Articles | Volume 12, issue 4
Research article
18 Aug 2016
Research article |  | 18 Aug 2016

Effects of surface current–wind interaction in an eddy-rich general ocean circulation simulation of the Baltic Sea

Heiner Dietze and Ulrike Löptien

Abstract. Deoxygenation in the Baltic Sea endangers fish yields and favours noxious algal blooms. Yet, vertical transport processes ventilating the oxygen-deprived waters at depth and replenishing nutrient-deprived surface waters (thereby fuelling export of organic matter to depth) are not comprehensively understood. Here, we investigate the effects of the interaction between surface currents and winds on upwelling in an eddy-rich general ocean circulation model of the Baltic Sea. Contrary to expectations we find that accounting for current–wind effects inhibits the overall vertical exchange between oxygenated surface waters and oxygen-deprived water at depth.
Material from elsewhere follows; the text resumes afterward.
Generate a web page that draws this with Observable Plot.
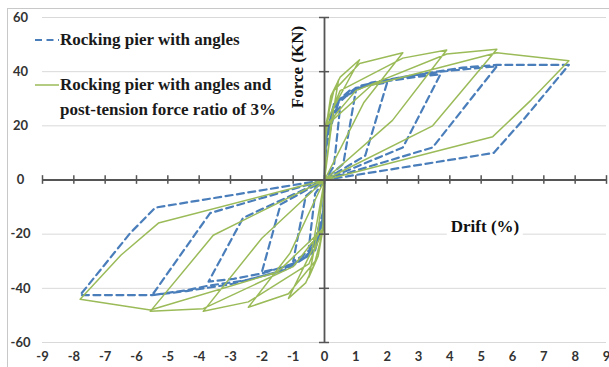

At major upwelling sites, however (e.g. off the southern coast of Sweden and Finland) the reverse holds: the interaction between topographically steered surface currents with winds blowing over the sea results in a climatological sea surface temperature cooling of 0.5 K. This implies that current–wind effects drive substantial local upwelling of cold and nutrient-replete waters.

Short summary
Winds blowing over the ocean drive ocean currents. The oceanic response to winds is, in turn, influenced by ocean currents. Theoretical considerations suggest that the latter effect is especially pronounced in the Baltic Sea. The study presented here puts theses theoretical considerations in a high-resolution ocean circulation model of the Baltic Sea to the test.